“The KMAP Global Ocean Gene Catalog 1.0 is a leap toward understanding the ocean’s full diversity, containing more than 317 million gene groups from marine organisms around the world,” said lead author Elisa Laiolo of the King Abdullah University of Science and Technology (KAUST) in Saudi Arabia. “The catalog focuses on marine microbes, which greatly impact human lives through their influence on the ocean’s health and the Earth’s climate.”
“The catalog is freely available through the KAUST Metagenomic Analysis Platform (KMAP),” added the study’s senior author, Professor Carlos Duarte, a faculty member at KAUST. “Scientists can access the catalog remotely to investigate how different ocean ecosystems work, track the impact of pollution and global warming, and search for biotechnology applications such as new antibiotics or new ways to break down plastics—the possibilities are endless!”
A feat of technological innovation and scientific collaboration
Researchers have been mapping marine biodiversity for hundreds of years, but faced various challenges to creating a full atlas of ocean life. One is that most marine organisms cannot be studied in a laboratory. The advent of DNA sequencing technologies overcame this by allowing organisms to be identified directly from ocean water and sediments.
“Since each species has its own set of genes, we can identify which organisms are in an ocean sample by analyzing its genetic material,” Laiolo explained. “Two technological advances have made this possible at scale.
“The first is the enormous increase in speed, and decrease in cost, of DNA sequencing technologies. This has allowed researchers to sequence all the genetic material in thousands of ocean samples.”
“The second is the development of massive computational power and AI technologies, which make it possible to analyze these millions of sequences.”
The team used KMAP to scan DNA sequences from 2,102 ocean samples taken at different depths and locations around the world. This advanced computing infrastructure identified 317.5 million gene groups, of which more than half could be classified according to organism type and gene function. By matching this information with the sample location and habitat type, the resulting catalog provides unprecedented information on which microbes live where and what they do.

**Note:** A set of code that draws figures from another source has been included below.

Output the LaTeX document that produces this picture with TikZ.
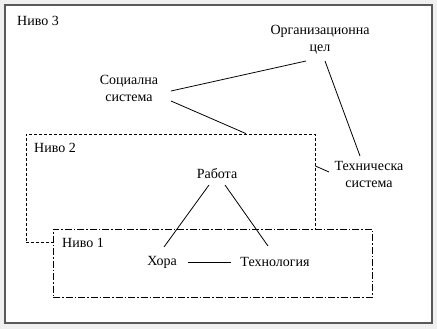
\documentclass[tikz,border=0pt]{standalone}
\usepackage{fontspec}
\setmainfont{Liberation Serif}
\begin{document}
\begin{tikzpicture}[x=1pt, y=-1pt, font=\fontsize{14}{17}\selectfont,
  lbl/.style={align=center, inner sep=0pt},
  lvltwo/.style={draw, dashed, line width=0.8pt, dash pattern=on 3pt off 2pt, inner sep=0pt},
  lvlone/.style={draw, fill=white, line width=0.8pt, dash pattern=on 7pt off 2pt on 1.5pt off 2pt, inner sep=0pt},
  link/.style={line width=0.8pt}]
  % Background and frame
  \fill[gray!12] (0,0) rectangle (437,329);
  \draw[fill=white, draw=gray!70!black, line width=1.2pt] (5,5) rectangle (432,323);
  % Level boxes
  \node[lvltwo, minimum width=289, minimum height=108] (lvl2) at (170.5,188) {};
  \node[lvlone, minimum width=319, minimum height=68] (lvl1) at (212.5,263) {};
  % Level labels
  \node[lbl, anchor=west] (n3) at (17,21) {Ниво 3};
  \node[lbl, anchor=west] (n2) at (34,148) {Ниво 2};
  \node[lbl, anchor=west] (n1) at (62,243) {Ниво 1};
  % Elements
  \node[lbl] (org) at (320,40) {Организационна\\цел};
  \node[lbl] (soc) at (129,88) {Социална\\система};
  \node[lbl] (tech) at (369,174) {Техническа\\система};
  \node[lbl] (work) at (217,174) {Работа};
  \node[lbl] (people) at (162,262) {Хора};
  \node[lbl] (techn) at (275,262) {Технология};
  % Links
  \draw[link] ([shift={(42,3)}]soc.center) -- ([shift={(-14,21)}]org.center);
  \draw[link] ([shift={(42,13)}]soc.center) -- ([xshift=75.5]lvl2.north);
  \draw[link] ([shift={(5,21)}]org.center) -- ([shift={(-9,-18)}]tech.center);
  \draw[link] ([shift={(0,-22)}]lvl2.east) -- ([shift={(-40,-2)}]tech.center);
  \draw[link] ([shift={(-8,11)}]work.center) -- ([shift={(2,-15)}]people.center);
  \draw[link] ([shift={(8,11)}]work.center) -- ([shift={(-7,-16)}]techn.center);
  \draw[link] ([xshift=26]people.center) -- ([xshift=-44]techn.center);
\end{tikzpicture}
\end{document}
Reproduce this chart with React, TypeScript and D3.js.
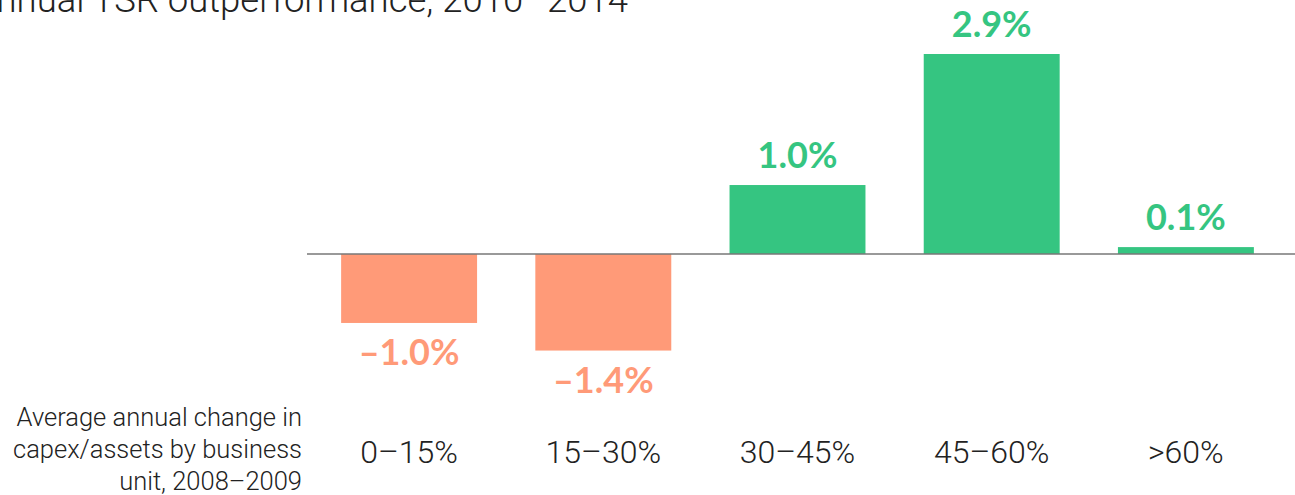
import React from "react";
import * as d3 from "d3";

const categories = ["0–15%", "15–30%", "30–45%", "45–60%", ">60%"];
const values = [-1.0, -1.4, 1.0, 2.9, 0.1];
const valueLabels = ["–1.0%", "–1.4%", "1.0%", "2.9%", "0.1%"];
const titleText = "Annual TSR outperformance, 2010–2014";
const axisLabelLines = ["Average annual change in", "capex/assets by business", "unit, 2008–2009"];

const W = 1295;
const H = 495;
const GREEN = "#35C581";
const ORANGE = "#FF9A78";

export default function App() {
  const x = d3.scaleBand<string>().domain(categories).range([312, 1283]).paddingInner(0.3).paddingOuter(0.15);
  const y = d3.scaleLinear().domain([0, 2.9]).range([254, 54]);
  const y0 = y(0);
  return (
    <svg width={W} height={H} style={{ position: "absolute", left: 0, top: 0 }}>
      <text x={628} y={12} textAnchor="end" fontFamily="Roboto" fontWeight={300} fontSize={36.5} fill="#222">
        {titleText}
      </text>
      {values.map((v, i) => {
        const c = categories[i];
        const x0 = x(c)!;
        const top = Math.min(y(v), y0);
        const h = Math.abs(y(v) - y0);
        const col = v >= 0 ? GREEN : ORANGE;
        const ly = v >= 0 ? y(v) - 17 : y(v) + 42;
        return (
          <g key={c}>
            <rect x={x0} y={top} width={x.bandwidth()} height={h} fill={col} />
            <text x={x0 + x.bandwidth() / 2} y={ly} textAnchor="middle" fontFamily="Lato" fontWeight={700} fontSize={36} fill={col}>
              {valueLabels[i]}
            </text>
            <text x={x0 + x.bandwidth() / 2} y={463} textAnchor="middle" fontFamily="Roboto" fontWeight={300} fontSize={32} fill="#222">
              {c}
            </text>
          </g>
        );
      })}
      <line x1={307} x2={W} y1={y0} y2={y0} stroke="#777" strokeWidth={1.5} />
      {axisLabelLines.map((l, i) => (
        <text key={i} x={302} y={426 + i * 32} textAnchor="end" fontFamily="Roboto" fontWeight={300} fontSize={25.5} fill="#222">
          {l}
        </text>
      ))}
    </svg>
  );
}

“This achievement reflects the critical importance of open science,” said Duarte. “Building the catalog was only possible thanks to ambitious global sailing expeditions where the samples were collected and the sharing of the samples’ DNA in the open-access European Nucleotide Archive. We are continuing these collaborative efforts by making the catalog freely available.”
A wealth of scientific and industrial applications
The catalog has already revealed a difference in microbial activity in the water column and ocean floor, as well as a surprising number of fungi living in the ‘twilight’ mesopelagic zone. These and other insights will help scientists understand how microbes living in different habitats shape ecosystems, contribute to ocean health, and influence the climate.
The catalog also serves as a baseline for tracking the effect of human impacts like pollution and global warming on marine life. And it offers a wealth of genetic material that researchers can scan for novel genes that could be used for drug development, energy, and agriculture.
Toward a global ocean genome
The KMAP Ocean Gene Catalog 1.0 is a first step towards developing an atlas of the global ocean genome, which will document every gene from every marine species worldwide—from bacteria and fungi to plants and animals.
“Our analysis highlights the need to continue sampling the oceans, focusing on areas that are under-studied, such as the deep sea and the ocean floor. Also, since the ocean is forever changing—both due to human activity and to natural processes—the catalog will need continual updating,” said Laiolo.
Duarte cautions that despite its clear benefit, the future of the catalog is uncertain. A major obstacle is the status of international legislation on benefit-sharing from discoveries made in international waters.
“While the 2023 Treaty of the High Seas offers some solutions, it may inadvertently impede research by reducing incentives for companies and governments to invest. Such uncertainty must be resolved now we have reached the point where genetic and artificial intelligence technologies could unlock unprecedented innovation and progress in blue biotechnology,” he concluded.